Just another screw you from Apple for anyone with low bandwidth that has to update a lot of computers. Its bad enough it has noticeable delays in running programs because of their security and now this.
This has zero effect on Hackintosh... as others have pointed out, you can still get the full OS installers (as a free download!) by looking in the sucatalog.
You can still download full installers for any version. And you can still perform incremental updates live via software update. The only thing no longer available are downloadable delta updates.
I think it's pretty fascinating, and a little bit sad, that people exist who enjoy watching others suffer.
It's especially interesting to see the swarm of critics arrive proclaiming the end of the world when it turns out to be a pretty minor thing. Yeah we can still download standalone installers.
I’ve got a bricked 2008 Mac mini. Still runs perfectly fine but I can’t seem to get the os updated. They say they don’t support it? And you can’t seem to access websites with a browser that old and I can’t seem to install a new browser on that old of an Os.
I can’t even get linux to install. It won’t seem to boot to a usb.
The newest Mac OS for a 2008 Mac Mini (A1176) is 10.7.5. It should be possible to boot from USB by holding option when it starts.
Some versions of Linux will work with the 32-bit EFI, but maybe not the latest versions. Try burning Ubuntu 10 to a CD, and you can probably get it to boot (holding option and choosing the disk, or holding C to boot from CD).
I've got a Mac laptop that refuses to update to Catalina via the app store. It starts downloading and just fails along the way somewhere. Presumably in the downloading stages. I'd suuuure like to be able to download the Catalina installer manually to eliminate network as a dependency. Likewise for all the following incremental updates.
So how it feels now, Mr. Apple apologist? Joke aside, I really hope Apple Developers to wake up and move away to other platforms. Apple is lost his touch and the only vision is summarised with one word: Control.
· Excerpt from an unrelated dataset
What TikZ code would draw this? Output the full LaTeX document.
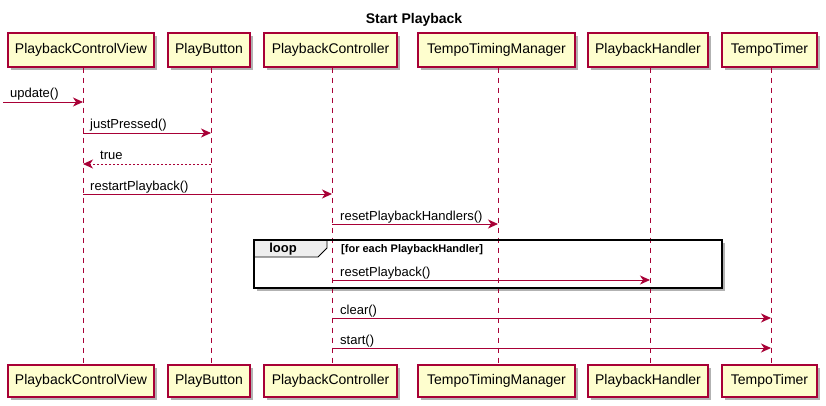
\documentclass[tikz,border=0pt]{standalone}
\usepackage{fontspec}
\setmainfont{Liberation Sans}
\usetikzlibrary{arrows.meta,shadows}
\definecolor{umlred}{HTML}{A80036}
\definecolor{umlfill}{HTML}{FEFECE}
\definecolor{tabfill}{HTML}{EEEEEE}
\begin{document}
\begin{tikzpicture}[x=1pt,y=-1pt,
 part/.style={draw=umlred, line width=1.2pt, fill=umlfill, inner sep=0pt,
   font=\fontsize{14}{16}\selectfont,
   drop shadow={shadow xshift=3pt,shadow yshift=-3pt,opacity=0.3,fill=black}},
 toppart/.style={part, minimum height=34pt},
 botpart/.style={part, minimum height=32pt},
 life/.style={draw=umlred, dash pattern=on 5pt off 5pt, line width=0.8pt},
 msg/.style={draw=umlred, line width=0.9pt, -{Stealth[length=10pt,width=9pt,inset=3pt]}},
 ret/.style={msg, dash pattern=on 2pt off 2pt},
 lbl/.style={anchor=base west, inner sep=0pt, font=\fontsize{13}{15}\selectfont, text=black},
 frame/.style={line width=1.5pt, draw=black},
]
\useasboundingbox (0,0) rectangle (826,406);

% title
\node[font=\bfseries\fontsize{14}{16}\selectfont] (title) at (414,20) {Start Playback};

% lifeline x positions
\coordinate (l1) at (83,0);
\coordinate (l2) at (211,0);
\coordinate (l3) at (332,0);
\coordinate (l4) at (498,0);
\coordinate (l5) at (650,0);
\coordinate (l6) at (771,0);

% loop fragment background (under the lifelines)
\fill[white, drop shadow={shadow xshift=3pt,shadow yshift=-3pt,opacity=0.3,fill=black}]
  (254,240) rectangle (722,288);

% participants
\node[toppart, minimum width=146pt] (t1) at (81,50) {PlaybackControlView};
\node[toppart, minimum width=82pt]  (t2) at (209,50) {PlayButton};
\node[toppart, minimum width=133pt] (t3) at (330.5,50) {PlaybackController};
\node[toppart, minimum width=157pt] (t4) at (496.5,50) {TempoTimingManager};
\node[toppart, minimum width=120pt] (t5) at (648,50) {PlaybackHandler};
\node[toppart, minimum width=95pt]  (t6) at (769.5,50) {TempoTimer};

\node[botpart, minimum width=146pt] (b1) at (81,381) {PlaybackControlView};
\node[botpart, minimum width=82pt]  (b2) at (209,381) {PlayButton};
\node[botpart, minimum width=133pt] (b3) at (330.5,381) {PlaybackController};
\node[botpart, minimum width=157pt] (b4) at (496.5,381) {TempoTimingManager};
\node[botpart, minimum width=120pt] (b5) at (648,381) {PlaybackHandler};
\node[botpart, minimum width=95pt]  (b6) at (769.5,381) {TempoTimer};

% lifelines
\foreach \i in {1,...,6}{
  \draw[life] (t\i.south -| l\i) -- (b\i.north -| l\i);
}

% loop fragment frame and tab
\draw[line width=0.8pt, draw=black, fill=tabfill]
  (254,240) -- (327,240) -- (327,248) -- (318,257) -- (254,257) -- cycle;
\draw[frame] (254,240) rectangle (722,288);
\node[font=\bfseries\fontsize{13}{15}\selectfont] (looplbl) at (283,249.5) {loop};
\node[anchor=west, inner sep=0pt, font=\bfseries\fontsize{11}{13}\selectfont] (loopcond) at (341,249.5) {[for each PlaybackHandler]};

% messages
\coordinate (s0) at (3,102);
\draw[msg] (s0) -- (l1 |- s0);
\node[lbl] (m0) at (10,98) {update()};

\coordinate (y1) at (0,133);
\draw[msg] (l1 |- y1) -- (l2 |- y1);
\node[lbl] (m1) at (90,129) {justPressed()};

\coordinate (y2) at (0,164);
\draw[ret] (l2 |- y2) -- (l1 |- y2);
\node[lbl] (m2) at (100,160) {true};

\coordinate (y3) at (0,194);
\draw[msg] (l1 |- y3) -- (l3 |- y3);
\node[lbl] (m3) at (90,190) {restartPlayback()};

\coordinate (y4) at (0,224);
\draw[msg] (l3 |- y4) -- (l4 |- y4);
\node[lbl] (m4) at (340,220) {resetPlaybackHandlers()};

\coordinate (y5) at (0,280);
\draw[msg] (l3 |- y5) -- (l5 |- y5);
\node[lbl] (m5) at (340,276) {resetPlayback()};

\coordinate (y6) at (0,318);
\draw[msg] (l3 |- y6) -- (l6 |- y6);
\node[lbl] (m6) at (340,314) {clear()};

\coordinate (y7) at (0,348);
\draw[msg] (l3 |- y7) -- (l6 |- y7);
\node[lbl] (m7) at (340,344) {start()};
\end{tikzpicture}
\end{document}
Software updates delivered through the automatic updater are listed in an XML catalog file that anyone can parse to get the URL where the actual update package is hosted. The packages usually use the platform standard .pkg installer format.
(Note that the update check does not send information about your system to Apple.)
Apple still provides the `softwareupdate` command line tool to list, download, and apply updates and even whole OS installers of the last 4 years of releases. The OS installers contain tools that can produce bootable install media if you want to archive them.
Apple has also provided tools to mirror software updates on your own infrastructure---see the "Content Caching" option in the Sharing prefpane, for example. Not sure what the state of this is today.
I think the linked article makes good arguments for why it may be premature to discontinue the standalone updates. And I am critical of how difficult it is to obtain OS installers for older hardware and VMs. But it's not the end of macOS as a developer platform.